Song by William B. Gray and George L. Spaulding

"The Volunteer Organist" is a Christian music ballad written by William B. Gray and George L. Spaulding. It was initially published under the pseudonyms W. B. Glenroy and Henry Lamb.

==Content==
The song tells the story of a Sunday church service. The preacher informs the congregation that their usual organist is ill, and asks for a volunteer to play. A ragged-looking man staggers to the organ. The congregation assumes he is drunk, but he plays a beautiful melody that is more moving than the preacher's sermon. When he finishes, the organist gets up and leaves, while the congregation sits in amazed silence until the preacher asks them to pray.

The song's refrain uses a musical passage from an older hymn, the Old Hundredth, contrasted with more modern elements typical of Tin Pan Alley songs.

==History==
Gray's lyrics are based on an earlier folk tale.
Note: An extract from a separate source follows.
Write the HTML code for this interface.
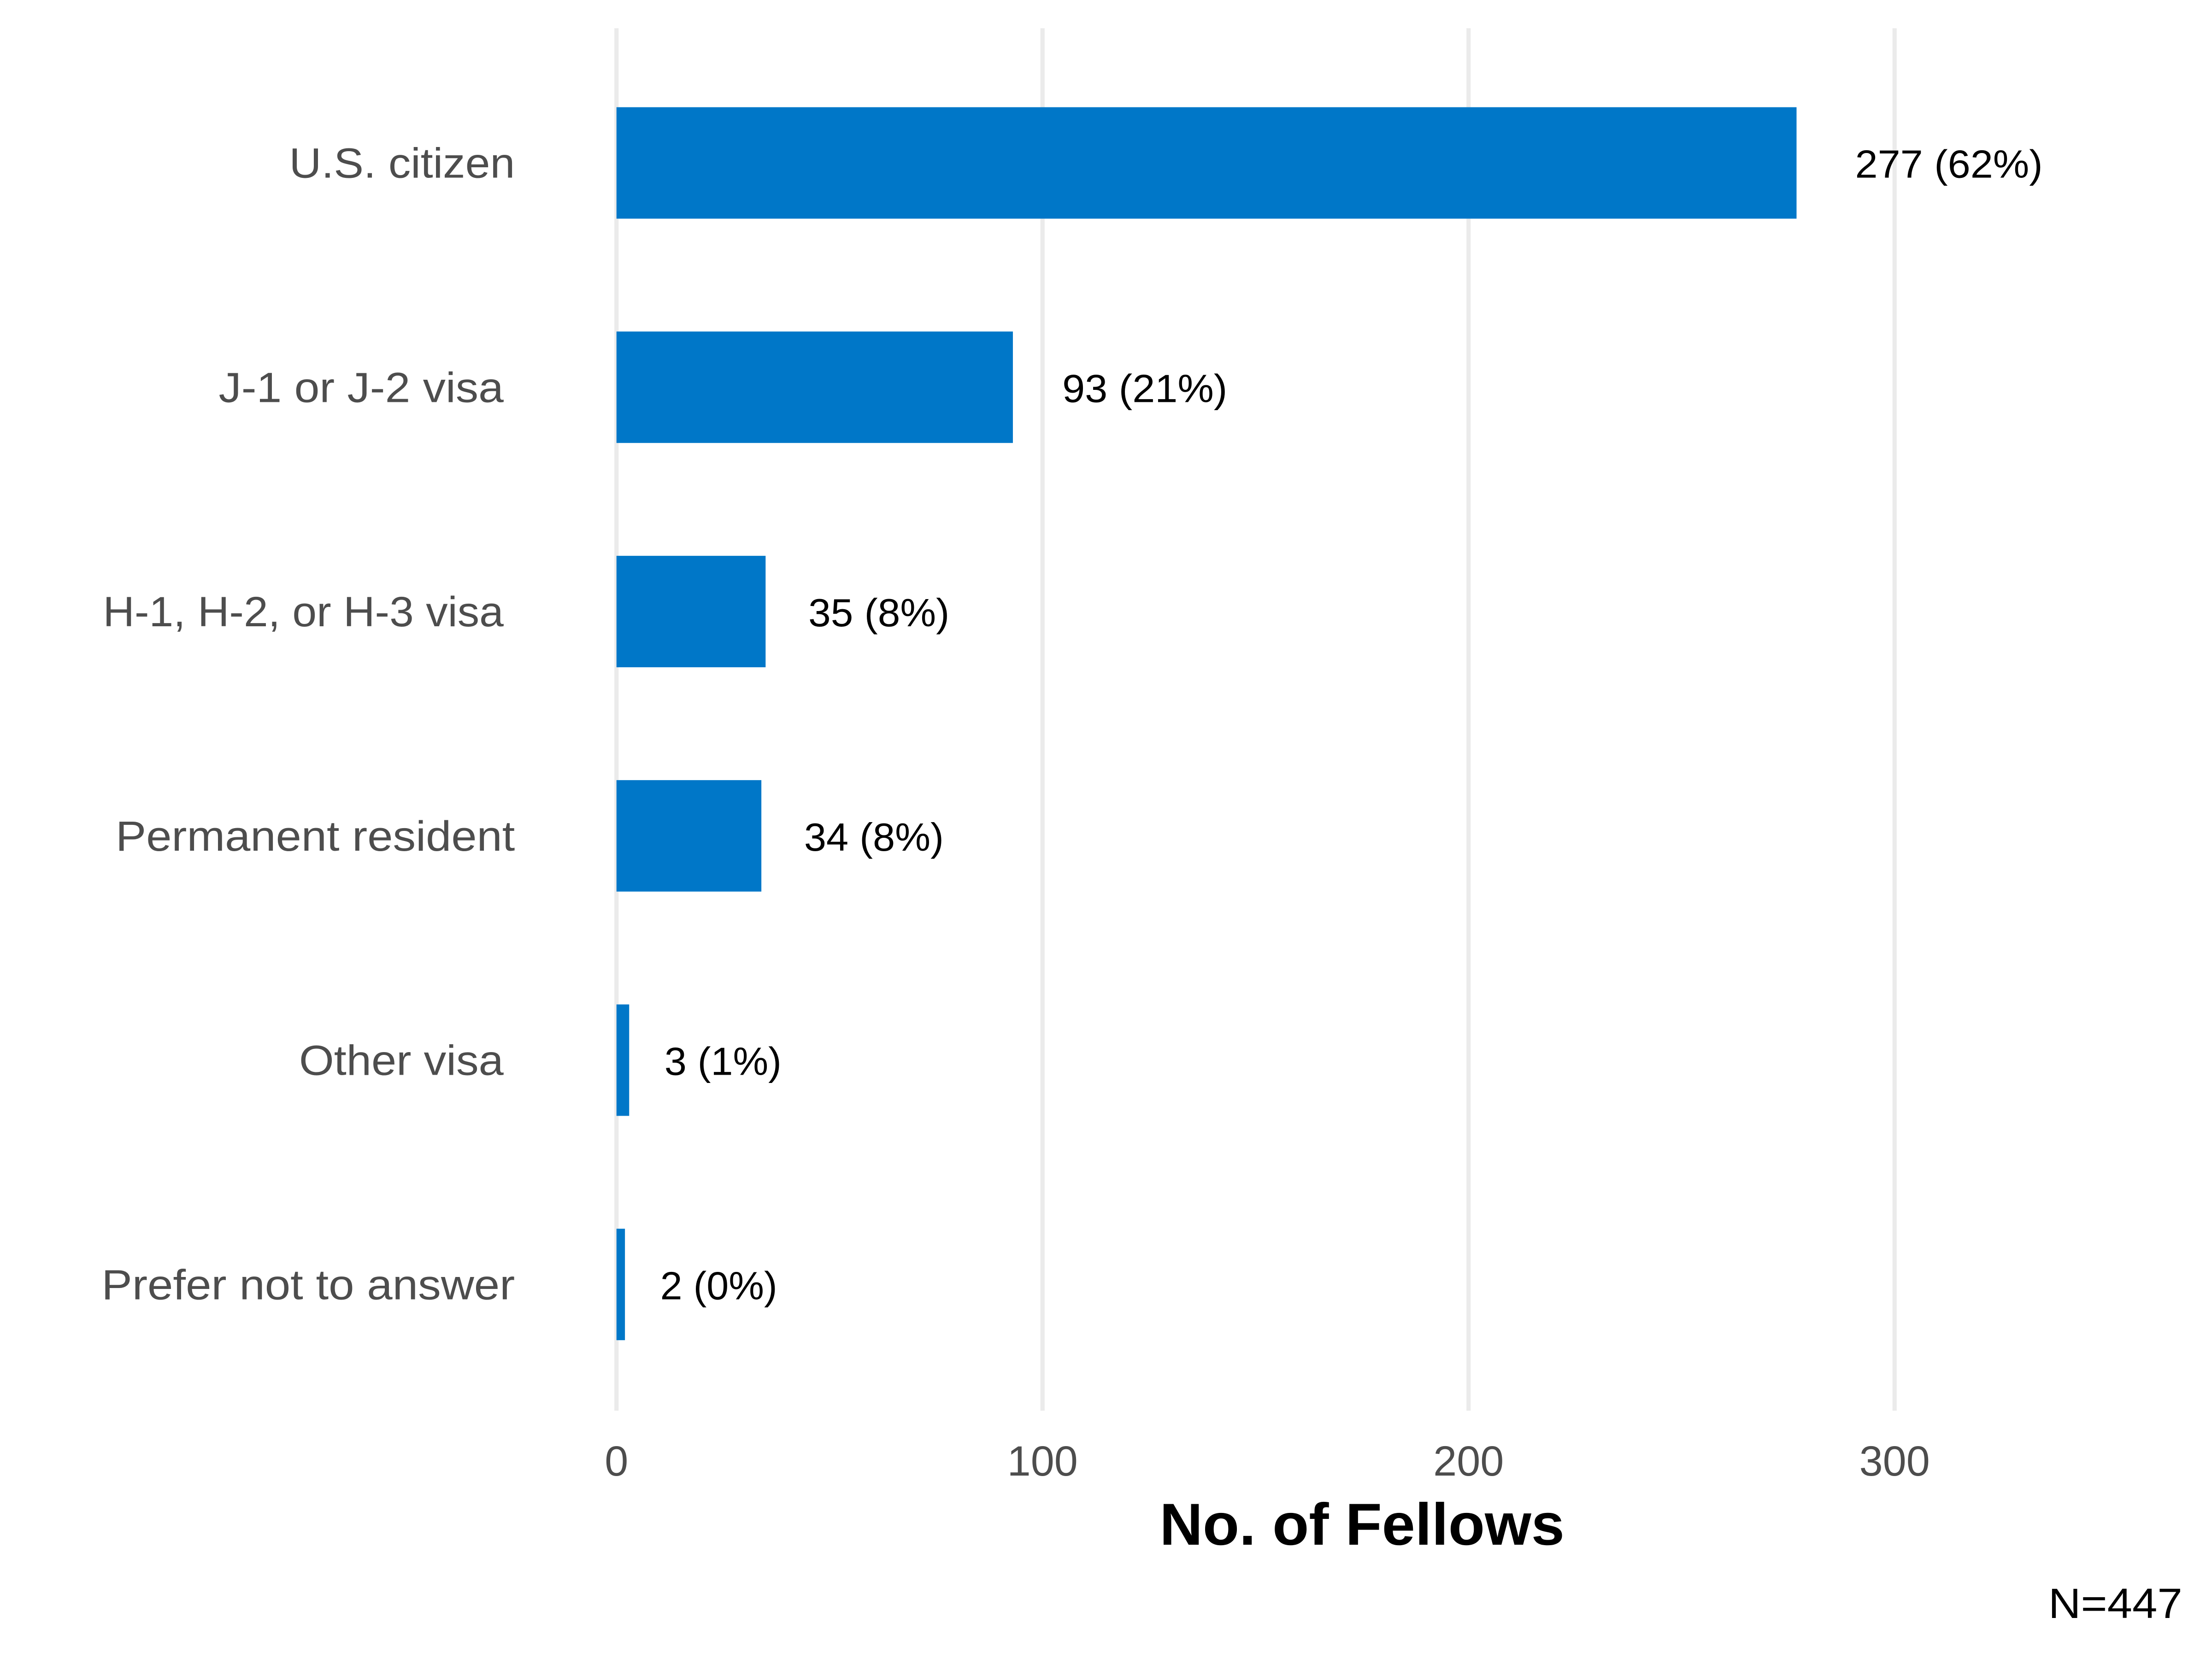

Poet Sam Walter Foss had published his own version of the story in 1889 in the Yankee Blade, a magazine he edited. The Foss poem was reprinted in a number of newspapers and in his book Back Country Poems, which was published in 1892.

Gray wrote the lyrics in 1892. Spaulding added the music, and it was first published in 1893. The song was very popular, selling hundreds of thousands of copies in its first decade.

==Adaptations==
The song had variety of adaptations in other media. Gray used the story as the basis of a play in 1901. The play was first presented in Middletown, New York in April 1901, then toured North America. The expanded version of the story is set it in a village in Vermont. It focuses on the evils of drunkenness and is generally associated with the temperance movement.

Gray then used the script from the play as the basis for a novel, which was published by J. S. Ogilvie in 1902. A silent movie adaptation was released in 1913.